Spike Lee on What’s Funny and What’s Definitely Not About BlacKkKlansman, His Cannes Grand Prize Winning Film
Cannes jury president Cate Blanchett says the film is “quintessentially about an American crisis.”
“I’m just going to grab this rosé here and take a seat,” said Spike Lee, as he daintily picked up a glass of wine and posed for photos. “Isn’t this what we do in the South of France?” The director has been the talk of the Cannes Film Festival, where his new film BlacKkKlansmen premiered this week. Set in Colorado Springs in the 1970s, the film tells the true-ish story of detective Ron Stallworth (John David Washington), who along with his partner Flip Zimmerman (Adam Driver), infiltrate and expose the atrocities of the Ku Klux Klan. The film, which is produced by Jordan Peele and also stars Laura Harrier and Topher Grace as a smarmy David Duke, received a six-minute standing ovation on Monday, which might have something to do with how relevant the film feels to today (a connection Lee makes very obvious in the final frames, by cutting to footage of the horrific events in Charlottesville, Virginia, when counterprotesters clashed with a white power rally and led to a vehicle attack that killed Heather Heyer). And on Saturday, the Cannes jury gave it their Grand Prix, the second-highest honor at the festival, with Cannes jury president Cate Blanchett saying the film is “quintessentially about an American crisis.” Here, Lee and his co-writer Kevin Wilmot talk everything from Trump to casting Denzel Washington’s son, John, as the lead.

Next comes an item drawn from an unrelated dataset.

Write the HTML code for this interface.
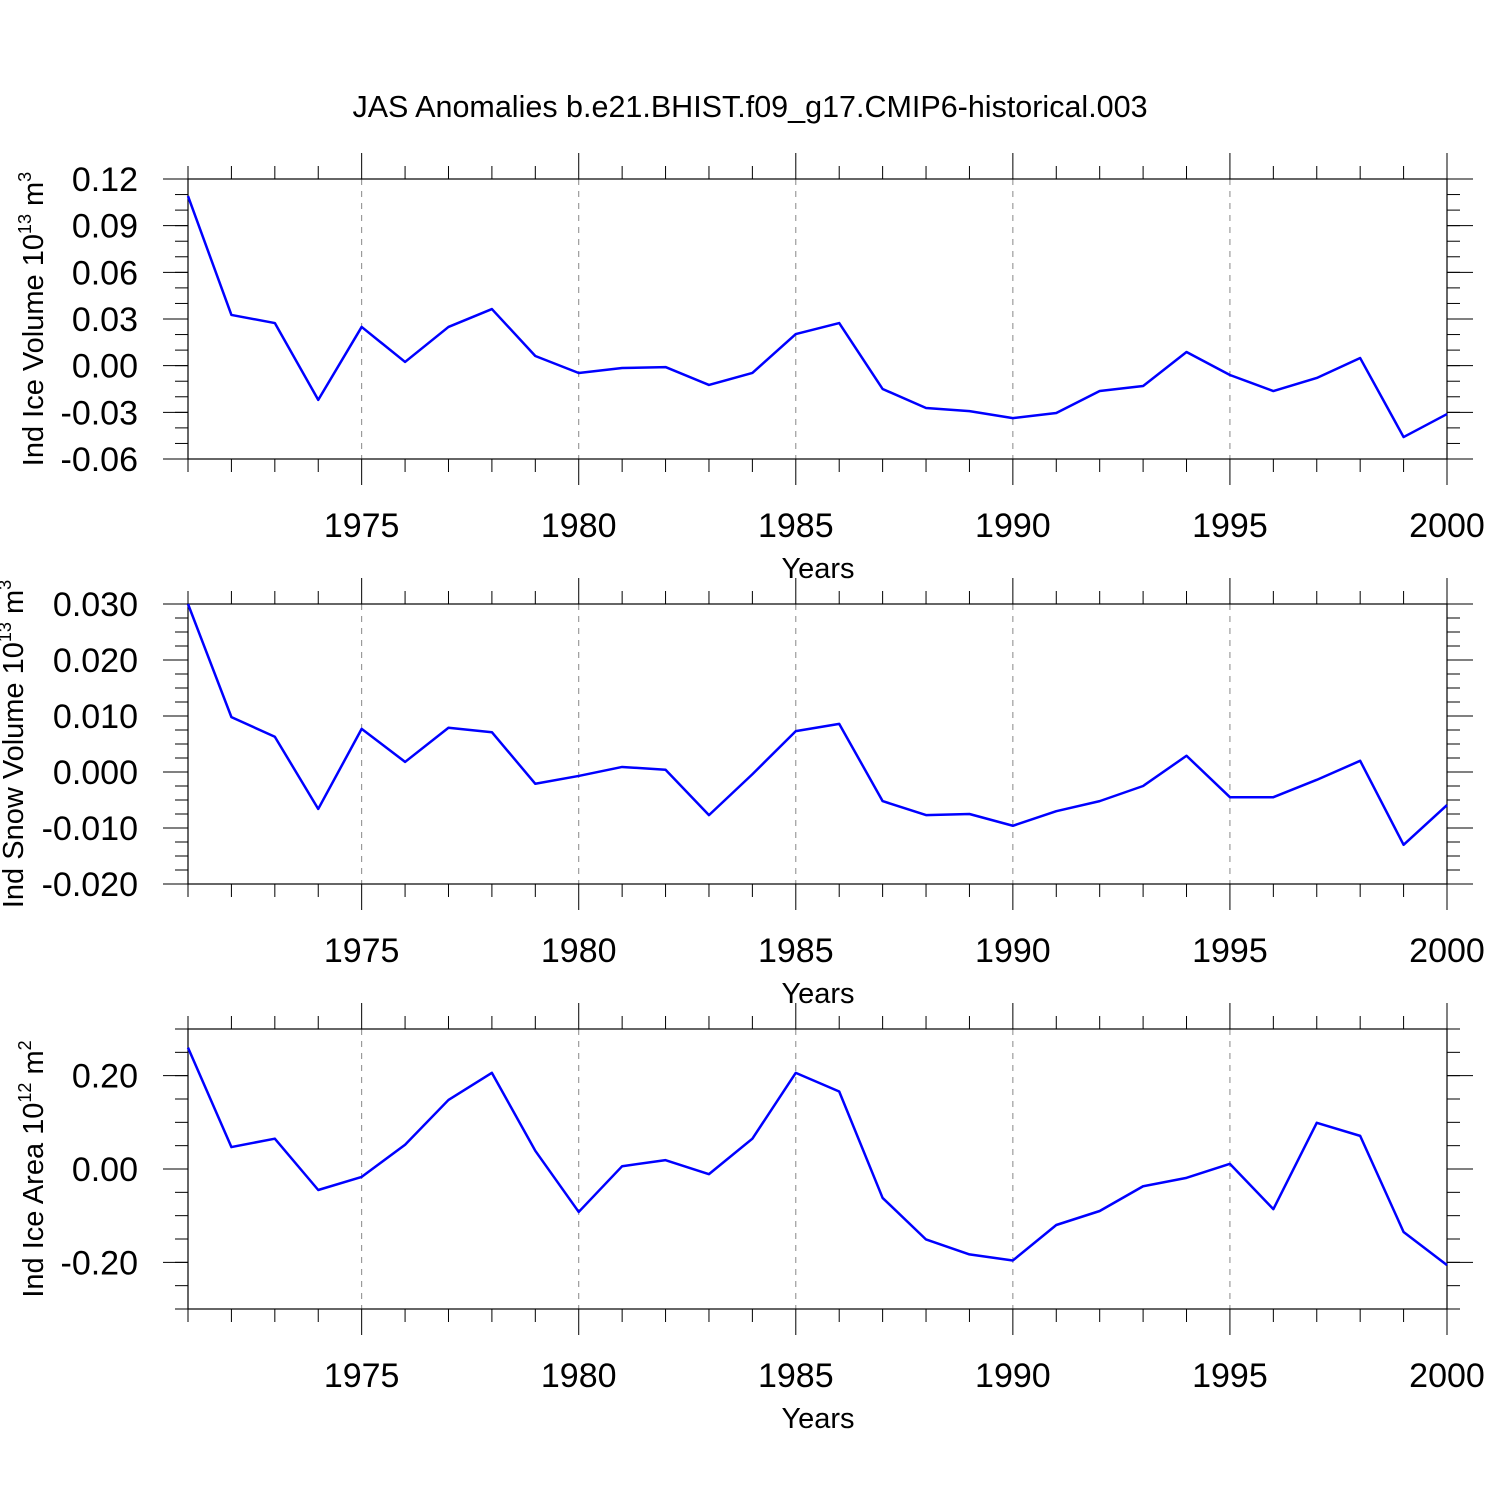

Your film opened to a standing ovation… what do you think that says?
Spike Lee: I think people are responding to the subject matter and the world we live in today.
Kevin Wilmot: From the very beginning, Spike really wanted to connect to present events and present times we’re living in. We didn’t think of it as a period place. We wanted to be Brechtian, take the past and show its connection to the present reality. Unfortunately, we didn’t have to work very hard at that. Our reality today really connects to the reality the movie explores.
As hateful as some of the characters act, the film is also very funny. How did you want to use humor in this movie?
Lee: We did it very carefully. [Laughs.] It’s like pixie dust, we sprinkled it in. This is not the first film in history that has used humor with very serious subject matter.
Wilmot: In the original Spike and I had with Jordan Peele, the only note he really gave us was, “make it funny.” But what that means though, is that that really goes with being serious. The more serious you are, the more the humor comes from an organic place. You’re not telling jokes or trying to be funny. The humor comes from the absurdity and honesty of hate.
Lee: The kind of humor we’re doing is not comedy. People use this word comedy, and conflate humor and comedy. That’s not what we’re doing.
Wilmot: There’s a very different thing between humor and comedy. No one’s slipping on banana peels. By being dead serious and totally dramatic, we reveal the absurdity. You don’t try to be funny. You just reveal what’s crazy and absurd about this, then the humor organically comes to the surface.
How do you use love in Trump’s America, which is so full of hate?
Lee: I think when the president had a defining moment, and could have stood for love instead of hate, he didn’t do it. it was a conscious effort not to denounce hate and those terrorist groups, like the KKK, the alt-right, and the Neo-Nazis. He embraced hate instead of love. He gave those terrorist groups a stamp of approval. They were like we got a guy in there, we’re golden.
Were you writing the film when Charlottesville happened?
Lee: No, we were in post-production editing. David Duke and Trump wrote the ending of the film for us.
Wilmot: You can’t make this stuff up. There is a scene at the end where Ron (Washington) and Patrice (Harrier) are at Ron’s apartment. There is a knock at the door, and they’re alarmed and get your guns and go down this hallway together, where there is a window at the end, and they see a burning cross. And the idea of the cross was to show that this problem just keeps going.
Where did you first hear about the story of Ron Stallworth?
Lee: From Jordan Peele.
What about it struck a chord?
Lee: We wanted to know if it was true. A young black man becomes the first person to infiltrate the Ku Klux Klan—that’s all we needed!
Wilmot: If you could make that believable, you got a movie.
As co-writers, was there ever anything you two disagreed on?
Lee: We were simpatico all the way because we knew what we had to do. We had the road map to get it done.
When writing this did you have the cast in mind?
Lee: I knew I wanted John Davis Washington. I met him before he was born!